>> Start

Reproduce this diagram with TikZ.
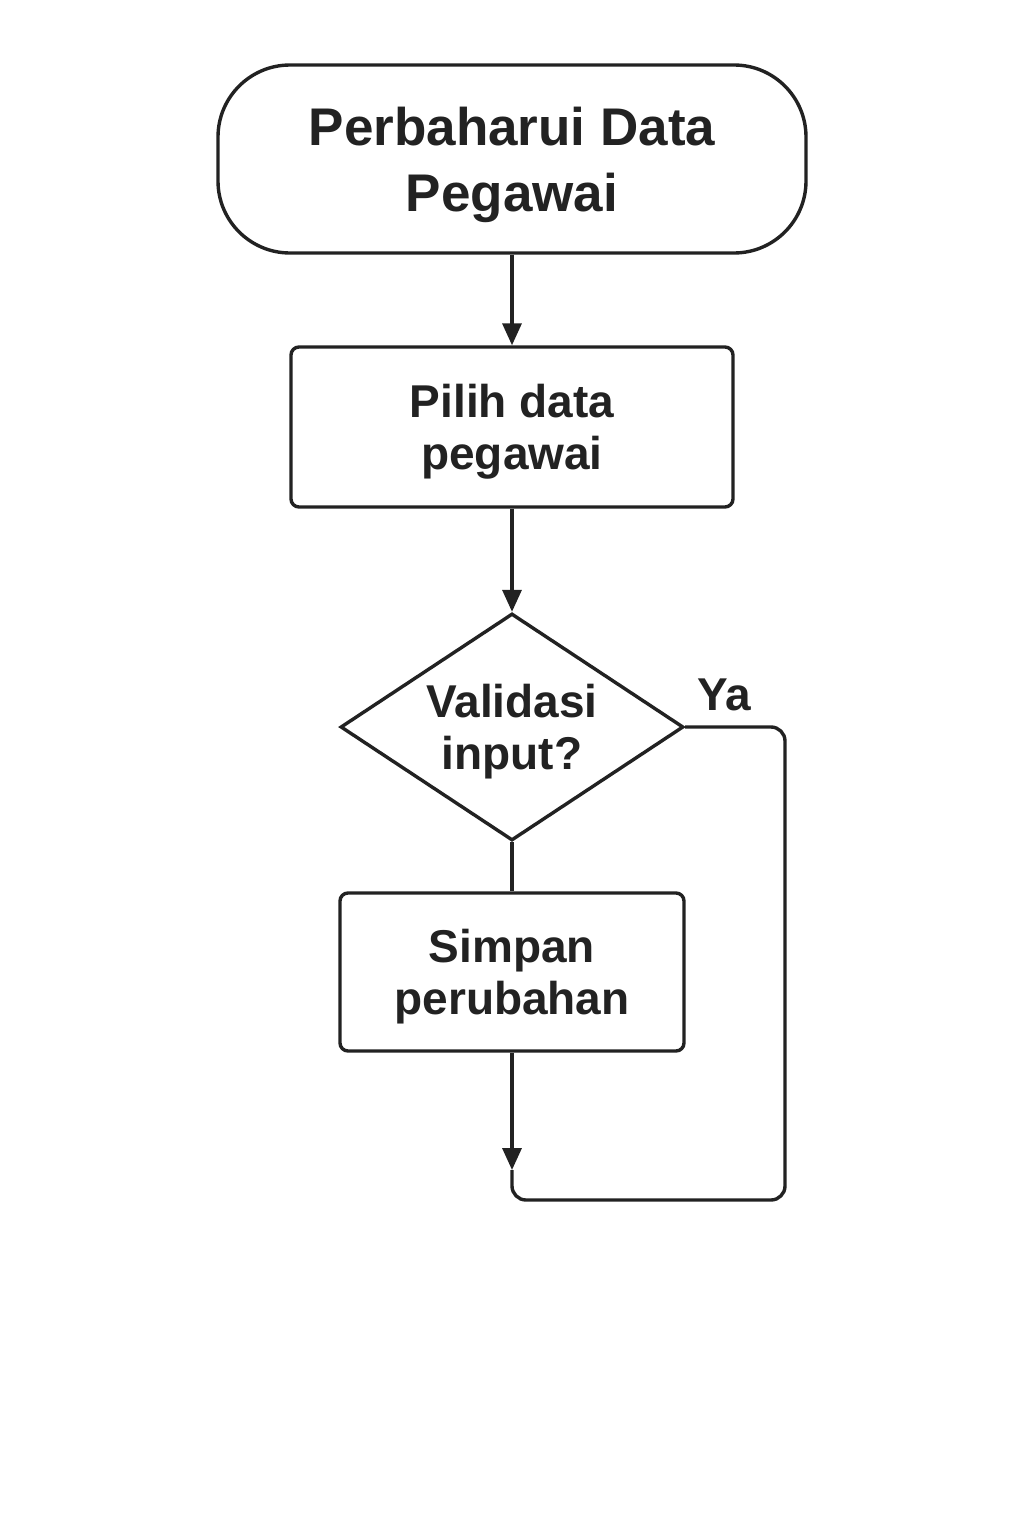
\documentclass[tikz,border=0pt]{standalone}
\usepackage{fontspec}
\setmainfont{Liberation Sans}
\usetikzlibrary{shapes.geometric,arrows.meta}
\definecolor{ink}{HTML}{222222}
\begin{document}
\begin{tikzpicture}[x=0.5pt,y=-0.5pt,
  line width=1.7pt,
  basebox/.style={draw=ink, line width=1.7pt, align=center, inner sep=0pt, text=ink, text depth=0pt,
    font=\bfseries\fontsize{23}{26}\selectfont},
  term/.style={basebox, rounded corners=36pt, minimum width=294pt, minimum height=94pt,
    font=\bfseries\fontsize{26.5}{33}\selectfont},
  procbox/.style={basebox, rounded corners=4pt},
  decis/.style={basebox, shape=diamond, aspect=1.51, minimum width=171.5pt, minimum height=113.5pt},
  lbl/.style={text=ink, inner sep=0pt, font=\bfseries\fontsize{23}{26}\selectfont},
  conn/.style={draw=ink, line width=1.7pt},
  arr/.style={conn, -{Triangle[length=11pt,width=9.5pt]}}]
  \fill[white] (0,0) rectangle (1024,1536);
  \useasboundingbox (0,0) rectangle (1024,1536);

  \node[term] (t) at (512,159) {Perbaharui Data\\Pegawai};
  \node[procbox, minimum width=221pt, minimum height=80pt] (p) at (512,427) {Pilih data\\pegawai};
  \node[decis] (v) at (512,727) {Validasi\\input?};
  \node[procbox, minimum width=172pt, minimum height=79pt] (s) at (512,972) {Simpan\\perubahan};
  \node[lbl] (ya) at (724,695) {Ya};

  \coordinate (m) at (512,1170);
  \coordinate (c1) at (785,727);
  \coordinate (c2) at (785,1200);
  \coordinate (c3) at (512,1200);

  \draw[arr] (t.south) -- (p.north);
  \draw[arr] (p.south) -- (v.north);
  \draw[conn] (v.south) -- (s.north);
  \draw[arr] (s.south) -- (m);
  \draw[conn, rounded corners=7pt] (v.east) -- (c1) -- (c2) -- (c3) -- (m);
\end{tikzpicture}
\end{document}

>> End

__What you will do__.
Repeat the data above exactly, but not the pictures.

__Complete response__.
Reproduce this diagram with TikZ.
\documentclass[tikz,border=0pt]{standalone}
\usepackage{fontspec}
\setmainfont{Liberation Sans}
\usetikzlibrary{shapes.geometric,arrows.meta}
\definecolor{ink}{HTML}{222222}
\begin{document}
\begin{tikzpicture}[x=0.5pt,y=-0.5pt,
  line width=1.7pt,
  basebox/.style={draw=ink, line width=1.7pt, align=center, inner sep=0pt, text=ink, text depth=0pt,
    font=\bfseries\fontsize{23}{26}\selectfont},
  term/.style={basebox, rounded corners=36pt, minimum width=294pt, minimum height=94pt,
    font=\bfseries\fontsize{26.5}{33}\selectfont},
  procbox/.style={basebox, rounded corners=4pt},
  decis/.style={basebox, shape=diamond, aspect=1.51, minimum width=171.5pt, minimum height=113.5pt},
  lbl/.style={text=ink, inner sep=0pt, font=\bfseries\fontsize{23}{26}\selectfont},
  conn/.style={draw=ink, line width=1.7pt},
  arr/.style={conn, -{Triangle[length=11pt,width=9.5pt]}}]
  \fill[white] (0,0) rectangle (1024,1536);
  \useasboundingbox (0,0) rectangle (1024,1536);

  \node[term] (t) at (512,159) {Perbaharui Data\\Pegawai};
  \node[procbox, minimum width=221pt, minimum height=80pt] (p) at (512,427) {Pilih data\\pegawai};
  \node[decis] (v) at (512,727) {Validasi\\input?};
  \node[procbox, minimum width=172pt, minimum height=79pt] (s) at (512,972) {Simpan\\perubahan};
  \node[lbl] (ya) at (724,695) {Ya};

  \coordinate (m) at (512,1170);
  \coordinate (c1) at (785,727);
  \coordinate (c2) at (785,1200);
  \coordinate (c3) at (512,1200);

  \draw[arr] (t.south) -- (p.north);
  \draw[arr] (p.south) -- (v.north);
  \draw[conn] (v.south) -- (s.north);
  \draw[arr] (s.south) -- (m);
  \draw[conn, rounded corners=7pt] (v.east) -- (c1) -- (c2) -- (c3) -- (m);
\end{tikzpicture}
\end{document}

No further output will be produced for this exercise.